Around that same time my husband was applying for jobs, and I found a position for him at the State Department that would allow us to live and work around the world. He applied, and six months later he was offered the job. We pack up our three-month-old baby and moved to Washington, D.C., beginning a career that shaped our lives in ways we couldn't have imagined.


Our first assignment was to New York, and whenever my husband traveled for work, we tried to go with him. We spent time in the city, we took trips to Chicago and Philadelphia, and learned how to weave travel into the edges of everyday life.


Then came our first international assignment. We moved to Tijuana, Mexico where we lived for two years. After that we moved to Sri Lanka. Living in a country rather than just visiting in transformative. Creating a life in a new place -learning the culture, the routines, the ordinary moments- expands you in ways that short trips could never replicate.
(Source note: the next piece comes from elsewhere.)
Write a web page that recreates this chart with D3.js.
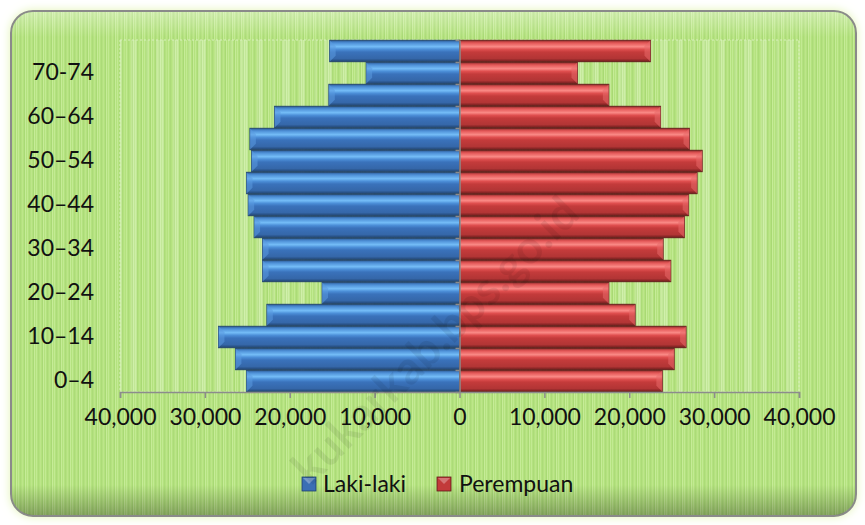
<!DOCTYPE html>
<html>
<head>
<meta charset="utf-8">
<script src="https://cdn.jsdelivr.net/npm/d3@7"></script>
<style>
  html, body { margin: 0; padding: 0; background: #ffffff; }
  svg { display: block; }
  text { font-family: Lato, "Open Sans", sans-serif; fill: #111; }
</style>
</head>
<body>
<svg id="chart" width="865" height="525"></svg>
<script>
// ---- data (bottom to top) ----
const categories = ["0–4","5–9","10–14","15–19","20–24","25–29","30–34","35–39",
                    "40–44","45–49","50–54","55–59","60–64","65–69","70-74","75+"];
const shownLabels = ["0–4","10–14","20–24","30–34","40–44","50–54","60–64","70-74"];
const lakiLaki  = [25100, 26400, 28400, 22700, 16200, 23200, 23200, 24200,
                   24900, 25100, 24500, 24700, 21800, 15400, 11000, 15300];
const perempuan = [23900, 25300, 26700, 20700, 17600, 24900, 24000, 26500,
                   27000, 28000, 28600, 27100, 23700, 17600, 13900, 22500];
const xTicks = [-40000,-30000,-20000,-10000,0,10000,20000,30000,40000];
const seriesNames = ["Laki-laki","Perempuan"];

const svg = d3.select("#chart");
const defs = svg.append("defs");

// glow filter
const glow = defs.append("filter").attr("id","glow").attr("x","-5%").attr("y","-5%").attr("width","110%").attr("height","110%");
glow.append("feGaussianBlur").attr("in","SourceAlpha").attr("stdDeviation",5).attr("result","b");
glow.append("feFlood").attr("flood-color","#e4f5b8").attr("result","c");
glow.append("feComposite").attr("in","c").attr("in2","b").attr("operator","in").attr("result","g");
const gm = glow.append("feMerge");
gm.append("feMergeNode").attr("in","g");
gm.append("feMergeNode").attr("in","SourceGraphic");

// stripe pattern for card
const pat = defs.append("pattern").attr("id","stripes").attr("patternUnits","userSpaceOnUse")
  .attr("width",9).attr("height",4);
pat.append("rect").attr("width",9).attr("height",4).attr("fill","#b4e27f");
[[0,1,"#c2ea92"],[2,1,"#acdb78"],[4,1,"#bde68a"],[6,1,"#a9d974"],[7,1,"#c6ec97"]].forEach(s=>{
  pat.append("rect").attr("x",s[0]).attr("width",s[1]).attr("height",4).attr("fill",s[2]);
});
const pat2 = defs.append("pattern").attr("id","stripes2").attr("patternUnits","userSpaceOnUse")
  .attr("width",42).attr("height",4);
pat2.append("rect").attr("width",42).attr("height",4).attr("fill","url(#stripes)");
[[5,6,0.18],[20,3,0.12],[30,8,0.2]].forEach(s=>{
  pat2.append("rect").attr("x",s[0]).attr("width",s[1]).attr("height",4).attr("fill","#ffffff").attr("opacity",s[2]);
});

// bar gradients
function barGrad(id, stops){
  const g = defs.append("linearGradient").attr("id",id).attr("x1",0).attr("y1",0).attr("x2",0).attr("y2",1);
  stops.forEach(s => g.append("stop").attr("offset",s[0]).attr("stop-color",s[1]));
}
barGrad("gBlue", [[0,"#2b5a96"],[0.12,"#4d8fd6"],[0.3,"#74bdf7"],[0.42,"#4c8fd8"],[0.55,"#3a72bb"],[0.85,"#3567a9"],[1,"#21446f"]]);
barGrad("gRed",  [[0,"#8e2a2a"],[0.12,"#e35656"],[0.3,"#fa8a86"],[0.42,"#e04f4f"],[0.55,"#c43b3b"],[0.85,"#b23535"],[1,"#6d1c1c"]]);
const colors = ["url(#gBlue)","url(#gRed)"];
const swatch = ["#3b6fb5","#c23a3a"];

// bottom shadow gradient for card
const sh = defs.append("linearGradient").attr("id","cardShade").attr("x1",0).attr("y1",0).attr("x2",0).attr("y2",1);
sh.append("stop").attr("offset",0).attr("stop-color","#ffffff").attr("stop-opacity",0.35);
sh.append("stop").attr("offset",0.05).attr("stop-color","#ffffff").attr("stop-opacity",0);
sh.append("stop").attr("offset",0.94).attr("stop-color","#000000").attr("stop-opacity",0);
sh.append("stop").attr("offset",1).attr("stop-color","#000000").attr("stop-opacity",0.28);

// card
svg.append("rect").attr("x",11).attr("y",11).attr("width",845).attr("height",505)
  .attr("rx",22).attr("fill","url(#stripes)").attr("stroke","#8a8a8a").attr("stroke-width",2)
  .attr("filter","url(#glow)");
svg.append("rect").attr("x",12).attr("y",12).attr("width",843).attr("height",503)
  .attr("rx",21).attr("fill","url(#cardShade)");

// scales
const x = d3.scaleLinear().domain([-40000,40000]).range([120,799]);
const y = d3.scaleBand().domain(categories.slice().reverse()).range([40,392]).paddingInner(0.02).paddingOuter(0.01);
const yIdx = d3.scaleLinear().domain([0,categories.length]).range([392,40]);

// plot area
svg.append("rect").attr("x",x.range()[0]).attr("y",40).attr("width",x.range()[1]-x.range()[0]).attr("height",352)
  .attr("fill","url(#stripes2)").attr("stroke","#d8efbd").attr("stroke-dasharray","2,2").attr("stroke-width",1);

// bars
const series = [lakiLaki, perempuan];
series.forEach((vals, si) => {
  const g = svg.append("g");
  const bars = g.selectAll("g").data(vals.map((v,i)=>({cat:categories[i], v: si===0 ? -v : v})))
    .join("g");
  bars.append("rect")
    .attr("x", d => Math.min(x(0), x(d.v)))
    .attr("y", d => y(d.cat))
    .attr("width", d => Math.abs(x(d.v) - x(0)))
    .attr("height", y.bandwidth())
    .attr("fill", colors[si])
    .attr("stroke", si===0 ? "#1f3f6a" : "#5e1818").attr("stroke-width",0.8);
  // bevel at the outer end
  bars.append("path").attr("d", d => {
    const xe = x(d.v), y0 = y(d.cat), h = y.bandwidth(), b = 6;
    const s = si===0 ? 1 : -1;
    return `M${xe},${y0} L${xe+s*b},${y0+b} L${xe+s*b},${y0+h-b} L${xe},${y0+h} Z`;
  }).attr("fill", si===0 ? "#5b9be0" : "#e86a6a").attr("opacity",0.55);
});

// zero (category) axis with ticks at band boundaries
svg.append("g").attr("transform",`translate(${x(0)},0)`)
  .call(d3.axisLeft(yIdx).ticks(16).tickValues(d3.range(0,17)).tickSize(4).tickSizeOuter(0).tickFormat(""))
  .call(g => g.selectAll("line,path").attr("stroke","#8c8c8c").attr("stroke-width",1.5));

// category labels
svg.append("g").attr("transform","translate(94,0)")
  .call(d3.axisLeft(y).tickValues(shownLabels).tickSize(0).tickPadding(0))
  .call(g => g.select(".domain").remove())
  .call(g => g.selectAll("text").attr("font-size",23).style("font-family","Lato, 'Open Sans', sans-serif").style("fill","#111"));

// value axis
svg.append("g").attr("transform","translate(0,392)")
  .call(d3.axisBottom(x).tickValues(xTicks).tickSize(6).tickSizeOuter(6).tickPadding(11)
        .tickFormat(d => d3.format(",")(Math.abs(d))))
  .call(g => g.selectAll("line,path").attr("stroke","#8c8c8c").attr("stroke-width",1.5))
  .call(g => g.selectAll("text").attr("font-size",23).style("font-family","Lato, 'Open Sans', sans-serif").style("fill","#111"));

// legend
const legend = svg.append("g");
const legendItems = [{name: seriesNames[0], x: 302, c: swatch[0], tx: 323},
                     {name: seriesNames[1], x: 437, c: swatch[1], tx: 459}];
legendItems.forEach(it => {
  legend.append("rect").attr("x",it.x).attr("y",477).attr("width",14).attr("height",14)
    .attr("fill",it.c).attr("stroke", it.c === swatch[0] ? "#1f3f6a" : "#5e1818").attr("stroke-width",0.8);
  legend.append("path").attr("d",`M${it.x+1},${478} L${it.x+7},${484} L${it.x+13},${478} Z`)
    .attr("fill","#ffffff").attr("opacity",0.3);
  legend.append("text").attr("x",it.tx).attr("y",484).attr("dy","0.35em")
    .attr("font-size",23).text(it.name);
});

// watermark (drawn over the chart, very faint)
svg.append("text").attr("transform","translate(435,340) rotate(-45)")
  .attr("text-anchor","middle").attr("dy","0.35em")
  .attr("font-size",46).attr("font-weight","bold").style("fill","#000").attr("opacity",0.07)
  .style("pointer-events","none")
  .text("kukarkab.bps.go.id");
</script>
</body>
</html>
After Sri Lanka we moved back to the United States, and life shifted again. My days were filled caring for kids, grocery shopping, volunteering at school, and managing the logistics of family life. Travel to a back seat, at least the way I once knew it.


That's when we discovered cruising. Cruises allowed us to travel as a family without the stress of planning, and we took several together. We moved again and again before finally landing in Virginia. My dream of living overseas again, put on hold as the kids got older and did not want to move again. They wanted to stay put for high school, so we bought a house and settled in. I went back to work, my husband traveled frequently for work, and life became very routine.


Then one day, a friend name Wendy- who organizes women's and couples trips- called me with a last minute cancellation for a trip to Costa Rica. Was I interested? I checked with work, I checked with my husband and a few weeks later I found myself on my first group trip. I was hooked.




I signed up for as many trips as I could afford and as my childcare allowed. Sometimes my husband stayed home with the kids. Sometimes my parents would fly out and help. I made it work. But eventually I realized that many women's trips didn't align with the limited leave I had or the logistics of family life.


So I started planning on my own.


My first solo trip was to New Orleans- just three days. I wandered, went on a food tour, and soaked it all in. My flight home was cancelled last minute, and I ended up having to drive home from New Orleans back to Virginia in one day to make it work. That's the thing about travel- there are always unexpected bumps along the way.


I later traveled to Vietnam on my own, hiring a guide and a driver to navigate the experience. It was incredible. Empowering. Proof that I could do it, and I could do it on my own terms.



Now here I am. My kids are older, childcare is no longer a barrier, and I travel in many ways- women's trips, solo trips, and trips with my husband. Someday I'd love to lead my own women's trips.


From a 17 year old seeing St. Basils' Cathedral for the first time to a 44 year old woman who has now visited all 7 continents, my life has been shaped by movement, curiosity, and courage. Travel brings me joy. It brings me fulfillment. It continues to make my life feel full.